Instructions to follow
Copy the records below word for word, from the first line through the line that contains "y_ticks = [50, 60, 70, 80, 90, 100, 110]", and leave out any pictures.

— Begin —

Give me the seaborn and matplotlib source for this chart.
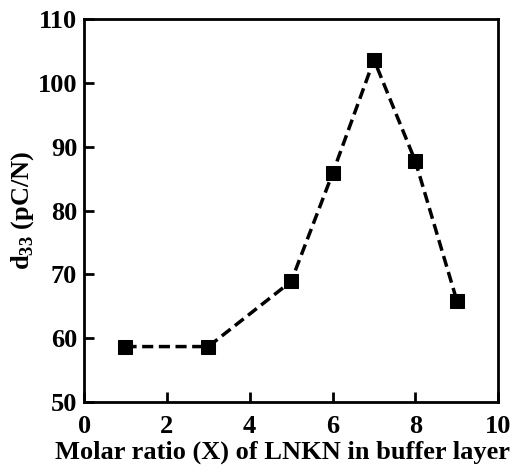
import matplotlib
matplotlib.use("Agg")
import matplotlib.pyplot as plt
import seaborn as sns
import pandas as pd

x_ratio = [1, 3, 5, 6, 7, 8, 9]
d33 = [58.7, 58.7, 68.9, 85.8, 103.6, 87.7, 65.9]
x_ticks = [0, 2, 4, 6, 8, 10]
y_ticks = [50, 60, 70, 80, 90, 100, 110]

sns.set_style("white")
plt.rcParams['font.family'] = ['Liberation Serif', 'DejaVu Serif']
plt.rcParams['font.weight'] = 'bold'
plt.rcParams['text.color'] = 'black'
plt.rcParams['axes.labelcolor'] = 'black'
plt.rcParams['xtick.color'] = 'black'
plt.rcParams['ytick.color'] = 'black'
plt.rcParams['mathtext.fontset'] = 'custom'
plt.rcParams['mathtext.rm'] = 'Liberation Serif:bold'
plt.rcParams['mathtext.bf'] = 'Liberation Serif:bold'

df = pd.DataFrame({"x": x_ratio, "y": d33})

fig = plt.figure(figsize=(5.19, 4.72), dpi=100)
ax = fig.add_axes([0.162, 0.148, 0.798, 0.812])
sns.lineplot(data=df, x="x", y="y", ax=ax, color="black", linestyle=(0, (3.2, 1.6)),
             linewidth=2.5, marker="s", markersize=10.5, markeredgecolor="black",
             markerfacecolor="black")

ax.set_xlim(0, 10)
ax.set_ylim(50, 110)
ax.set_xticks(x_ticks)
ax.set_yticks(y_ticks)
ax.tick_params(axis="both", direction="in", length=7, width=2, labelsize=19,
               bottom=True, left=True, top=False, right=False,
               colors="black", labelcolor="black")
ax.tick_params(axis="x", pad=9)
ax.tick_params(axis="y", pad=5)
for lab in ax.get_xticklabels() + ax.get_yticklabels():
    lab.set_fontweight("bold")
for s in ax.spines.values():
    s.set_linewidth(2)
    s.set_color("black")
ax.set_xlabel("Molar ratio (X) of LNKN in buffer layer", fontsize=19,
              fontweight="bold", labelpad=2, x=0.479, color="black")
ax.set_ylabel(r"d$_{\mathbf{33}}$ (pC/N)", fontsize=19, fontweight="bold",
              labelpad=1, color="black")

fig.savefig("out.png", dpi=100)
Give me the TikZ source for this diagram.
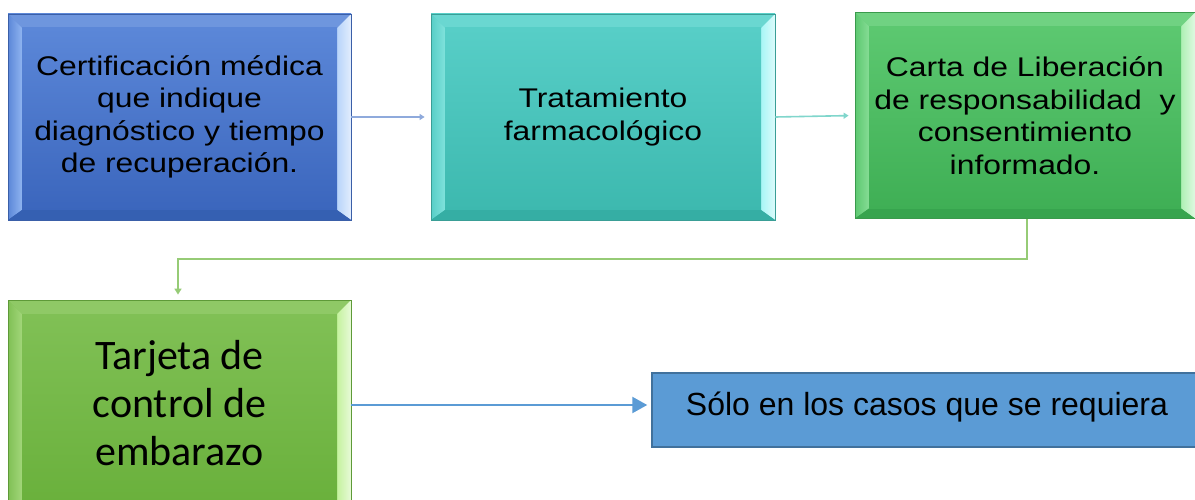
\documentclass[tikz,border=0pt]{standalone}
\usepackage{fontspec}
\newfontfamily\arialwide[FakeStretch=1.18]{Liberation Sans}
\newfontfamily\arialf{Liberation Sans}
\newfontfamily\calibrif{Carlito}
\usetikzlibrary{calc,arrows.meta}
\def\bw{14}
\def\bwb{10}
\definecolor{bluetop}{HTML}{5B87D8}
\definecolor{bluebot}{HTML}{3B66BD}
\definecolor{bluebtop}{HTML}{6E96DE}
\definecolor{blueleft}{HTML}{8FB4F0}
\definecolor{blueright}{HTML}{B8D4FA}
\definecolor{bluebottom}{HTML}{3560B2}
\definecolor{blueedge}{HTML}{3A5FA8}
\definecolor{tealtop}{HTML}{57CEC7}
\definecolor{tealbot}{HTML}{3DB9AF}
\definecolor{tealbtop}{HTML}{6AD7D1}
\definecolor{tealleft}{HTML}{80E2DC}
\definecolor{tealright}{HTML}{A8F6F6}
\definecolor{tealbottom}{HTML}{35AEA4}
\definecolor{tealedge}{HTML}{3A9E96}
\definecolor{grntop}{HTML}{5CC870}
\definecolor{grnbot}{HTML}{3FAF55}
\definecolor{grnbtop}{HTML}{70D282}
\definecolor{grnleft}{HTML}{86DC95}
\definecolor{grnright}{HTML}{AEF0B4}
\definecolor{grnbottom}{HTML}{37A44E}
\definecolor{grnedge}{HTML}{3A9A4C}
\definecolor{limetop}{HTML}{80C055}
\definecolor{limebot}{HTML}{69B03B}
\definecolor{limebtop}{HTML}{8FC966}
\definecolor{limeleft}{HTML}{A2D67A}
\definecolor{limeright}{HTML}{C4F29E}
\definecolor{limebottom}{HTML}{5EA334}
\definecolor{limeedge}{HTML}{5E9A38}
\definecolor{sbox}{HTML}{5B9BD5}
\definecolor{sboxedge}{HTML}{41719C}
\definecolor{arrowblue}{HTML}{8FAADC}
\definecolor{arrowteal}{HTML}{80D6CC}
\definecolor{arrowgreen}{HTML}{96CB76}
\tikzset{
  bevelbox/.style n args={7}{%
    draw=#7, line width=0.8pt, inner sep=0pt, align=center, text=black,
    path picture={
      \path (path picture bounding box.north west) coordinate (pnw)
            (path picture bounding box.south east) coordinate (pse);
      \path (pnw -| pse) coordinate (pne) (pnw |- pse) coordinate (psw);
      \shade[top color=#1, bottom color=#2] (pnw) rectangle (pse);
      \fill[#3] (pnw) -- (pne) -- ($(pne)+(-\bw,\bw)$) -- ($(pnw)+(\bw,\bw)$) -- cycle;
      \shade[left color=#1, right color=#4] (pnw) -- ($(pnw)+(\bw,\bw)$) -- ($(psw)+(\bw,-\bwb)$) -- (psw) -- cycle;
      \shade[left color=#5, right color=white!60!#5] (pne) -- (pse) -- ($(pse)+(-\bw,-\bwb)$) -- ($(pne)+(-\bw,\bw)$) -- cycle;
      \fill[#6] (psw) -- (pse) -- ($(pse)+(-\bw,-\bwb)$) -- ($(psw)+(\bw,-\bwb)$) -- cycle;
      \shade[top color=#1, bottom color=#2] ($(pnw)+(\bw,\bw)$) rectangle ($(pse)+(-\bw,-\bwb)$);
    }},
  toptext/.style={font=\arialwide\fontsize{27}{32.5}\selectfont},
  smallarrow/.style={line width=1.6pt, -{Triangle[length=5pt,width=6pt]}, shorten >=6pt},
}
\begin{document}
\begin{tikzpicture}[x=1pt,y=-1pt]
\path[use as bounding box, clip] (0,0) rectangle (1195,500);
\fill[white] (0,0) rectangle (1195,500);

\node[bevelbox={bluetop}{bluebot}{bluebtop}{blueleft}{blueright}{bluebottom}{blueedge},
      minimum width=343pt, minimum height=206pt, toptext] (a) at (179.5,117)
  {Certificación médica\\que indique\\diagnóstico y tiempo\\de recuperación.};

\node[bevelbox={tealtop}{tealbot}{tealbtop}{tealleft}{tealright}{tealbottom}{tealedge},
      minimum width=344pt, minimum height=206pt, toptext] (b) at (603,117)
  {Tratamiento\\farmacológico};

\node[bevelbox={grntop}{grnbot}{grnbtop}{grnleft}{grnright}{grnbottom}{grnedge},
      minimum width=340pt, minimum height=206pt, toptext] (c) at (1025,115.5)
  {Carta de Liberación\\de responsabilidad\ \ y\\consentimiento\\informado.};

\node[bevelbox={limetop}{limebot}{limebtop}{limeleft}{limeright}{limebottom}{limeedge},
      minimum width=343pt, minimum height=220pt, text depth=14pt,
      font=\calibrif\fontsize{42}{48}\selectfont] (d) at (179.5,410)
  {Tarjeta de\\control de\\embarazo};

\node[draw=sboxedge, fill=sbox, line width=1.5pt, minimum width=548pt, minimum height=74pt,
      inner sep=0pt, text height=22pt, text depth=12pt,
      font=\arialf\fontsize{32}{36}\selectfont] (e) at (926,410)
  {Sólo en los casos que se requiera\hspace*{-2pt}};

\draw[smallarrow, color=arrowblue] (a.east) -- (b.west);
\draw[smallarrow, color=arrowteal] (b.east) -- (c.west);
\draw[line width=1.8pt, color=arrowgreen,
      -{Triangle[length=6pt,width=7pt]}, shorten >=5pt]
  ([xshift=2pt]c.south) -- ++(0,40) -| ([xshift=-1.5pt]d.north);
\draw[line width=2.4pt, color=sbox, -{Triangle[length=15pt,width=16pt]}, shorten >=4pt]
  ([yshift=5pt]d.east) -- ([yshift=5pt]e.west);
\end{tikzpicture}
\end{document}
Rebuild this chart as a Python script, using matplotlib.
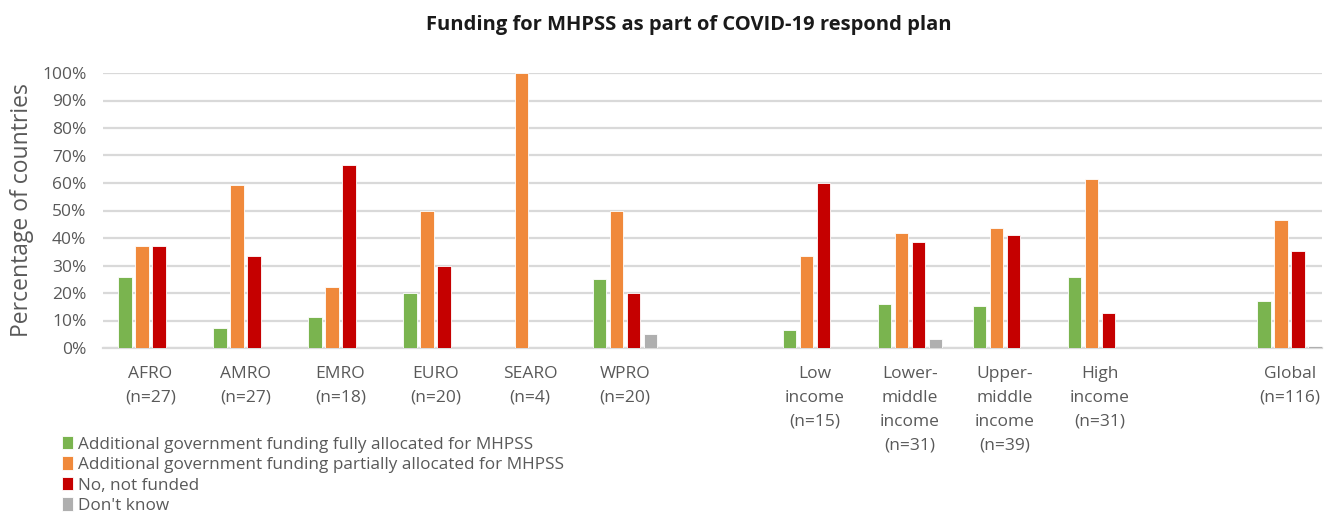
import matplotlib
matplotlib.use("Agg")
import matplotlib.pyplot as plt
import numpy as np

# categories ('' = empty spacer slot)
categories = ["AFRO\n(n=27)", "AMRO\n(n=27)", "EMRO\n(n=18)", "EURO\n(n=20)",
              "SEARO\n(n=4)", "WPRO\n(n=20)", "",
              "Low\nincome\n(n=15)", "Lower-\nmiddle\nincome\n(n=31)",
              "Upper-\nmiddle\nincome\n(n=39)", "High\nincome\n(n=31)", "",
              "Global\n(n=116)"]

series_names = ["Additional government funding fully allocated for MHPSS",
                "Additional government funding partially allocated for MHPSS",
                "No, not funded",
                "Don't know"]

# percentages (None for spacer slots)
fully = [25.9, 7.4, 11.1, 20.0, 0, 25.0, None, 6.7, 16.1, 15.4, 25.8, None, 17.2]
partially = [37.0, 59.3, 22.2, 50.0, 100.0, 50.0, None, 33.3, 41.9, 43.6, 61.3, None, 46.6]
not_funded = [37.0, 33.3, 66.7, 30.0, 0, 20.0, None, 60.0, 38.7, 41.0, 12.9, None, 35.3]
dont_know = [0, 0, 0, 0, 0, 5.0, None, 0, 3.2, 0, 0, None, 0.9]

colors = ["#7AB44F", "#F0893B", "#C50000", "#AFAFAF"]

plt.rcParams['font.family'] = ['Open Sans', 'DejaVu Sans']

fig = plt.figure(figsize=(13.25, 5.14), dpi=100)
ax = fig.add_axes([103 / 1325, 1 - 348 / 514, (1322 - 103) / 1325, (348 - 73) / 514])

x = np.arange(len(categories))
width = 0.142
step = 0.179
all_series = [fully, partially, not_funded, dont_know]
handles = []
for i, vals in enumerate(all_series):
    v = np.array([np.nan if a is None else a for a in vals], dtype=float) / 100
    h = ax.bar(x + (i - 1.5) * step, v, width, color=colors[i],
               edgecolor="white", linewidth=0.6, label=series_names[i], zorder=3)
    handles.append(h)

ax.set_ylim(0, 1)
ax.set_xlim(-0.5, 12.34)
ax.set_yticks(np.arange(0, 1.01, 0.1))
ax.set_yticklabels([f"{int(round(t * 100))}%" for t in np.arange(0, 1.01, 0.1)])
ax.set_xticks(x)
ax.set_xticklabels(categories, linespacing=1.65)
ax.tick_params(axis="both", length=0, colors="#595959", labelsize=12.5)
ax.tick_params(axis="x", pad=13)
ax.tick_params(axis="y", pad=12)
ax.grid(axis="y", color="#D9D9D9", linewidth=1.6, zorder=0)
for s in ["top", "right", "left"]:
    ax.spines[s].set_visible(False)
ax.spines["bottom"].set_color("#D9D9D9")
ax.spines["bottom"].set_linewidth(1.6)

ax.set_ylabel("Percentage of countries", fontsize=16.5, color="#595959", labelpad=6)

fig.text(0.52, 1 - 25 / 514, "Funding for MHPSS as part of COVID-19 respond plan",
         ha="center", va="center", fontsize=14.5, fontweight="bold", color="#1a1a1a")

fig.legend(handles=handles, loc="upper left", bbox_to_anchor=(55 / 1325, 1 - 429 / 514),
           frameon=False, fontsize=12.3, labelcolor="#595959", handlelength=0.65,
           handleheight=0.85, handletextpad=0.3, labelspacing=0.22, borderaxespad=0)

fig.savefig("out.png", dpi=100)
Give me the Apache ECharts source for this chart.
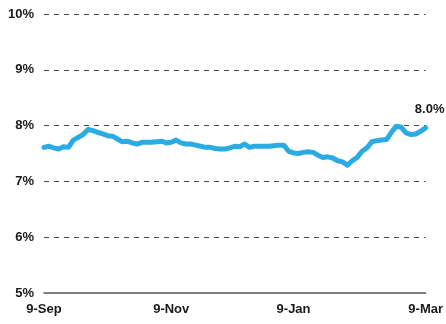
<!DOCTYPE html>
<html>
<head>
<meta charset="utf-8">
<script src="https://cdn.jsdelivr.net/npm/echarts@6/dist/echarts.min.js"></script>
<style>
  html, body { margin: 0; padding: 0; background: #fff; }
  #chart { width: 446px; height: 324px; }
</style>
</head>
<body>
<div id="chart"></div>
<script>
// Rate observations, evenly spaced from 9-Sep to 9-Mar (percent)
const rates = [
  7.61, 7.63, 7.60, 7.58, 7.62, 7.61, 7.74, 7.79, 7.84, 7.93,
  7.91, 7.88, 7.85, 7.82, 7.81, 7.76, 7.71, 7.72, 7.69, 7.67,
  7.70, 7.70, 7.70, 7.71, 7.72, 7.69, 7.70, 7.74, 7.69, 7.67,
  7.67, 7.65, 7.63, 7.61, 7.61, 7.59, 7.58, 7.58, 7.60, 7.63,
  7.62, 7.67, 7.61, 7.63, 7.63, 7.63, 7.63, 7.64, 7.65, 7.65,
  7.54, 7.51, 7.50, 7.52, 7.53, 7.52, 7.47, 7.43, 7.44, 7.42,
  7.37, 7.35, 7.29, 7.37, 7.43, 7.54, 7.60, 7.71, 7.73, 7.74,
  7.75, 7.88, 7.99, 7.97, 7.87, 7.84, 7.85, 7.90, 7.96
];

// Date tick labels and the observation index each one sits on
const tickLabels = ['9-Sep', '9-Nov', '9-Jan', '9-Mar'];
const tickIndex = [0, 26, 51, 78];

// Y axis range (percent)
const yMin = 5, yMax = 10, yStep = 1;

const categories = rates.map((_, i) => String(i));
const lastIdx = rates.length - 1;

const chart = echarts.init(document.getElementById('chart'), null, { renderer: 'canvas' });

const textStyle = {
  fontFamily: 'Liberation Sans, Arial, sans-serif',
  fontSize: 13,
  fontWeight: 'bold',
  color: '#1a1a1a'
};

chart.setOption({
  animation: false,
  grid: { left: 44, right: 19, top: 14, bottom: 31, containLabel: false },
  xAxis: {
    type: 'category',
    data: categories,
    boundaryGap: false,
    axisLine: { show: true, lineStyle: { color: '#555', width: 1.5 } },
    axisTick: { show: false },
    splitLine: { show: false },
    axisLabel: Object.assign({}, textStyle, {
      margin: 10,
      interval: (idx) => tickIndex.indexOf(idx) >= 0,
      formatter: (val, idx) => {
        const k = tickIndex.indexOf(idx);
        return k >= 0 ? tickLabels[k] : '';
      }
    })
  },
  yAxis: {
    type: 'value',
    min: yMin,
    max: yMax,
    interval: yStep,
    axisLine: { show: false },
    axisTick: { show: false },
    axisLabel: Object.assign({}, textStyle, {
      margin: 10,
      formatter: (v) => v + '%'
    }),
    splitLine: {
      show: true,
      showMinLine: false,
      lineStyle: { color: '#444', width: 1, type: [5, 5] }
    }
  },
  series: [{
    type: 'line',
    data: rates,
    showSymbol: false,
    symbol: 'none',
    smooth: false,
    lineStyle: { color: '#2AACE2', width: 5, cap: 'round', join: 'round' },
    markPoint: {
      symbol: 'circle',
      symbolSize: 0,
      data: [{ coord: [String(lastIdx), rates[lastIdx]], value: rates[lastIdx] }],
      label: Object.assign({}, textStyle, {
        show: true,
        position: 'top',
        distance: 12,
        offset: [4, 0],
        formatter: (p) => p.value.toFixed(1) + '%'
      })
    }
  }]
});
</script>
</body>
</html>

— End —

Output
Give me the seaborn and matplotlib source for this chart.
import matplotlib
matplotlib.use("Agg")
import matplotlib.pyplot as plt
import seaborn as sns
import pandas as pd

x_ratio = [1, 3, 5, 6, 7, 8, 9]
d33 = [58.7, 58.7, 68.9, 85.8, 103.6, 87.7, 65.9]
x_ticks = [0, 2, 4, 6, 8, 10]
y_ticks = [50, 60, 70, 80, 90, 100, 110]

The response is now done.